Scottie Bowditch at Penguin told me she’d love to read a prequel
to Impossible, focused on the backstory of Lucy Scarborough’s ancestress Fenella, the young woman with whom the Scarborough
Fair song-curse began. I thought this was a bad idea and I told
her so. “We already know Fenella’s story ends sadly!” But then
time passed and I wondered: What if Fenella were magically
still alive? Could the prequel also be a sequel? Could I transform
Fenella’s sad ending into a new, hopeful beginning? I wrote excitedly to my editor, Lauri Hornik, that the new book would be
“about healing, and ‘becoming strong in the broken places,’ and
the re-embrace of life.”

Scottie’s bad idea had hooked me.

 

I knew Fenella’s prequel/sequel story would be tricky to write.
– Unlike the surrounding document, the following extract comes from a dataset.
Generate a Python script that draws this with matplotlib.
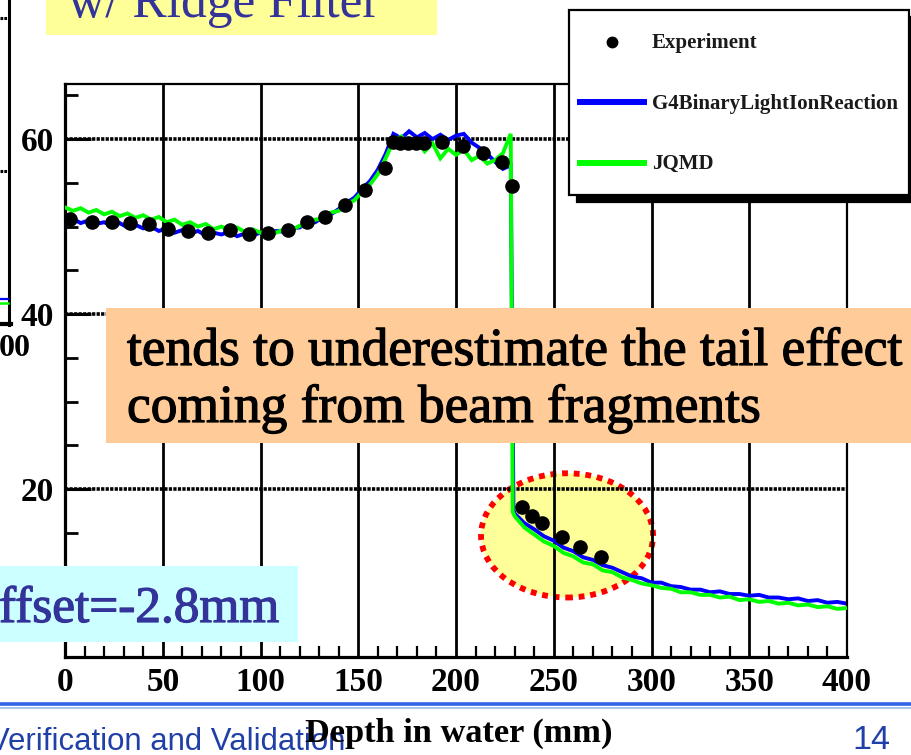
import numpy as np
import matplotlib
matplotlib.use('Agg')
import matplotlib.pyplot as plt
import matplotlib.patheffects as pe
from matplotlib.patches import Rectangle, Ellipse
from matplotlib.lines import Line2D
from matplotlib.ticker import MultipleLocator, FixedLocator

W, H = 911, 755

# ---------------- data ----------------
exp_depth = [2.6, 13.7, 23.9, 33.2, 43.1, 52.8, 63.1, 73.3, 84.4, 94.1,
             104.0, 113.9, 123.6, 133.0, 143.2, 153.5, 163.7, 167.8, 171.6, 175.5,
             179.5, 183.5, 192.7, 203.6, 213.8, 223.5, 228.6, 233.6, 238.7, 243.8,
             254.1, 263.4, 274.0]
exp_dose = [50.9, 50.5, 50.5, 50.4, 50.3, 49.7, 49.5, 49.3, 49.6, 49.1,
            49.3, 49.6, 50.5, 51.1, 52.5, 54.2, 56.7, 59.7, 59.5, 59.5,
            59.6, 59.5, 59.7, 59.2, 58.4, 57.4, 54.6, 17.9, 16.9, 16.1,
            14.5, 13.4, 12.2]

bragg_depth = list(range(0, 229, 4))
tail_depth = list(range(230, 401, 5))

blue_bragg = [50.6, 50.9, 50.4, 50.7, 50.3, 50.5, 50.1, 50.4, 49.9, 50.2,
              49.8, 50.0, 49.5, 49.8, 49.3, 49.6, 49.2, 49.5, 49.0, 49.3,
              49.1, 49.4, 48.9, 49.2, 49.0, 49.3, 49.1, 49.5, 49.4, 49.8,
              49.9, 50.4, 50.5, 51.1, 51.4, 52.0, 52.7, 53.3, 54.3, 55.2,
              56.5, 58.3, 60.6, 60.1, 60.9, 60.2, 60.7, 60.0, 60.5, 59.9,
              60.4, 60.6, 59.6, 59.0, 58.3, 57.4, 56.6, 57.0]
green_bragg = [52.2, 51.8, 52.1, 51.6, 51.9, 51.4, 51.7, 51.2, 51.5, 51.0,
               51.3, 50.8, 51.1, 50.5, 50.8, 50.2, 50.5, 50.0, 50.3, 49.7,
               50.0, 49.6, 49.9, 49.4, 49.7, 49.3, 49.5, 49.3, 49.7, 49.6,
               50.1, 50.2, 50.8, 50.9, 51.6, 51.8, 52.6, 53.0, 54.0, 54.8,
               56.0, 57.8, 59.8, 60.3, 59.4, 59.9, 58.6, 59.5, 57.8, 58.9,
               58.2, 58.8, 57.6, 58.1, 57.2, 57.6, 58.4, 60.6]
blue_drop = [229.4, 17.6]
green_drop = [229.0, 17.4]
blue_tail = [17.2, 16.1, 15.4, 14.6, 14.1, 13.3, 12.9, 12.2, 11.9, 11.3,
             11.0, 10.5, 10.0, 9.8, 9.3, 9.3, 8.9, 8.8, 8.5, 8.5,
             8.2, 8.3, 8.0, 8.0, 7.8, 7.9, 7.6, 7.6, 7.4, 7.5,
             7.2, 7.3, 7.0, 7.1, 6.9]
green_tail = [16.9, 15.6, 14.8, 14.0, 13.5, 12.7, 12.3, 11.6, 11.4, 10.7,
              10.5, 9.9, 9.6, 9.2, 9.0, 8.7, 8.6, 8.2, 8.2, 7.9,
              7.9, 7.6, 7.7, 7.3, 7.4, 7.1, 7.2, 6.9, 7.0, 6.7,
              6.8, 6.5, 6.6, 6.3, 6.4]

x_ticks = [0, 50, 100, 150, 200, 250, 300, 350, 400]
y_ticks = [20, 40, 60]
legend_labels = ["Experiment", "G4BinaryLightIonReaction", "JQMD"]

blue_depth = bragg_depth + [blue_drop[0]] + tail_depth
blue_dose = blue_bragg + [blue_drop[1]] + blue_tail
green_depth = bragg_depth + [green_drop[0]] + tail_depth
green_dose = green_bragg + [green_drop[1]] + green_tail

# ---------------- figure ----------------
fig = plt.figure(figsize=(W / 100, H / 100), dpi=100)
fig.patch.set_facecolor('white')
SERIF = ['Liberation Serif', 'DejaVu Serif']


def fx(px):
    return px / W


def fy(py):
    return 1 - py / H


ax = fig.add_axes([fx(65), fy(657), fx(847) - fx(65), fy(84) - fy(657)])
ax.set_xlim(0, 400)
ax.set_ylim(0.8, 66.3)

# highlight ellipse behind the data
ell = Ellipse((256.8, 14.7), 88, 14.2, facecolor='#ffff99', edgecolor='#ff0000',
              lw=4.2, linestyle=(0, (1.0, 1.0)), zorder=0.5)
ax.add_patch(ell)

for xv in x_ticks[1:]:
    ax.axvline(xv, color='black', lw=2.0, zorder=1)
for yv in y_ticks:
    ax.axhline(yv, color='black', lw=2.6, linestyle=(0, (0.9, 0.35)), zorder=1)

ax.plot(blue_depth, blue_dose, color='#0000ff', lw=2.8, zorder=2,
        solid_joinstyle='miter')
ax.plot(green_depth, green_dose, color='#00ff00', lw=2.8, zorder=3,
        solid_joinstyle='miter')
ax.plot(exp_depth, exp_dose, 'o', color='black', ms=9.5, zorder=4)

for s in ['left', 'bottom']:
    ax.spines[s].set_linewidth(2.3)
ax.spines['top'].set_linewidth(1.6)
ax.spines['right'].set_linewidth(1.6)

ax.xaxis.set_major_locator(FixedLocator(x_ticks))
ax.xaxis.set_minor_locator(MultipleLocator(10))
ax.yaxis.set_major_locator(FixedLocator(y_ticks))
ax.yaxis.set_minor_locator(MultipleLocator(5))
ax.tick_params(axis='x', which='major', direction='in', length=0, pad=7,
               top=False)
ax.tick_params(axis='x', which='minor', direction='in', length=8, width=1.6,
               top=False)
ax.tick_params(axis='y', which='major', direction='in', length=19, width=2.2,
               pad=8, right=False)
ax.tick_params(axis='y', which='minor', direction='in', length=9, width=2.0,
               right=False)
for lab in ax.get_xticklabels() + ax.get_yticklabels():
    lab.set_fontfamily(SERIF)
    lab.set_fontweight('bold')
    lab.set_fontsize(24)

# legend
handles = [Line2D([], [], marker='o', ls='none', color='black', ms=7.5),
           Line2D([], [], color='#0000ff', lw=4.3),
           Line2D([], [], color='#00ff00', lw=4.3)]
leg_fs = 15.0
fs_px = leg_fs * 100 / 72
row_px = 42.0
hh = (row_px / fs_px - 0.245) / 0.65
leg = ax.legend(handles, legend_labels, loc='upper left',
                bbox_to_anchor=(fx(569), fy(10)), bbox_transform=fig.transFigure,
                borderaxespad=0, fancybox=False, framealpha=1, edgecolor='black',
                prop={'family': SERIF, 'weight': 'bold', 'size': leg_fs},
                handlelength=64 / fs_px, handletextpad=8 / fs_px,
                handleheight=hh, labelspacing=18.5 / fs_px,
                borderpad=11 / fs_px,
                shadow={'ox': 6, 'oy': -5, 'color': 'black', 'alpha': 1})
leg.get_frame().set_linewidth(1.6)
for t in leg.get_texts():
    t.set_color('#1a1a1a')
# centre the handles on their text rows
for hd in leg.legend_handles:
    hd.set_ydata(np.asarray(hd.get_ydata(), dtype=float) - 5.0)
leg.set_zorder(10)

renderer = fig.canvas.get_renderer()


def fit(t, target_w):
    w = t.get_window_extent(renderer).width
    t.set_fontsize(t.get_fontsize() * target_w / w)
    return t.get_fontsize()


# ---------------- slide overlays ----------------
# fragment of neighbouring plot on the left edge
fig.add_artist(Line2D([fx(9), fx(9)], [fy(-2), fy(325)], color='black', lw=2.2))
fig.add_artist(Line2D([fx(-2), fx(11)], [fy(324), fy(324)], color='black', lw=3.0))
for yy in [18, 171]:
    fig.add_artist(Line2D([fx(0), fx(7)], [fy(yy), fy(yy)], color='black', lw=2.2,
                          linestyle=(0, (0.9, 0.35))))
fig.add_artist(Line2D([fx(-2), fx(8)], [fy(299), fy(299)], color='#0000ff', lw=1.6))
fig.add_artist(Line2D([fx(-2), fx(8)], [fy(303), fy(303)], color='#00ff00', lw=1.8))
fig.text(fx(-1), fy(356), "00", family=SERIF, weight='bold', fontsize=23,
         va='baseline', ha='left')

# top yellow title box
fig.add_artist(Rectangle((fx(46), fy(35)), fx(437) - fx(46), fy(-5) - fy(35),
                         transform=fig.transFigure, facecolor='#ffff99',
                         edgecolor='none', zorder=5))
t = fig.text(fx(68), fy(17), "w/ Ridge Filter", family=SERIF, color='#333399',
             fontsize=30, va='baseline', ha='left', zorder=6)
fit(t, 312)

# orange comment box
fig.add_artist(Rectangle((fx(106), fy(443)), fx(915) - fx(106), fy(308) - fy(443),
                         transform=fig.transFigure, facecolor='#ffcc99',
                         edgecolor='none', zorder=5))
heavy = [pe.withStroke(linewidth=0.9, foreground='black')]
t1 = fig.text(fx(127), fy(365), "tends to underestimate the tail effect",
              family=SERIF, color='black', fontsize=30, va='baseline',
              ha='left', zorder=6)
fs1 = fit(t1, 775)
t1.set_path_effects(heavy)
t2 = fig.text(fx(127), fy(422), "coming from beam fragments", family=SERIF,
              color='black', fontsize=fs1, va='baseline', ha='left', zorder=6)
t2.set_path_effects(heavy)

# cyan offset box
fig.add_artist(Rectangle((fx(-5), fy(642)), fx(298) - fx(-5), fy(566) - fy(642),
                         transform=fig.transFigure, facecolor='#ccffff',
                         edgecolor='none', zorder=5))
t = fig.text(fx(-1), fy(622), "ffset=-2.8mm", family=SERIF, color='#333399',
             fontsize=30, va='baseline', ha='left', zorder=6)
fit(t, 280)
t.set_path_effects([pe.withStroke(linewidth=0.9, foreground='#333399')])

# slide footer
fig.add_artist(Line2D([0, 1], [fy(704), fy(704)], color='#2f62e6', lw=2.6, zorder=5))
fig.add_artist(Line2D([0, 1], [fy(707.5), fy(707.5)], color='#a8c0f4', lw=1.4, zorder=5))
t = fig.text(fx(-11), fy(750), "Verification and Validation",
             family=['Liberation Sans', 'DejaVu Sans'], color='#2040a8',
             fontsize=18, va='baseline', ha='left', zorder=6)
fit(t, 356)
t = fig.text(fx(852), fy(749), "14", family=['Liberation Sans', 'DejaVu Sans'],
             color='#2040a8', fontsize=18, va='baseline', ha='left', zorder=6)
fit(t, 38)
t = fig.text(fx(305), fy(742), "Depth in water (mm)", family=SERIF,
             weight='bold', color='black', fontsize=20, va='baseline',
             ha='left', zorder=7)
fit(t, 308)

fig.savefig('out.png', dpi=100, facecolor='white')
Among other problems, there would need to be a new puzzle in

the present day, which would somehow be entwined with the
curse from the past. I consulted my writer friend Mark Shulman.
After five whole minutes of concentration, he suggested Fenella
be forced to pursue three destructive tasks, to balance out the
three tasks of creation in Impossible. “Brilliant,” I said.

Halfway through writing the first draft, having fallen totally
in love with Fenella—in other words, when I was too far gone
to turn back—I understood that I actually had things backward.
Scottie’s was the good idea, whereas Mark’s was insane.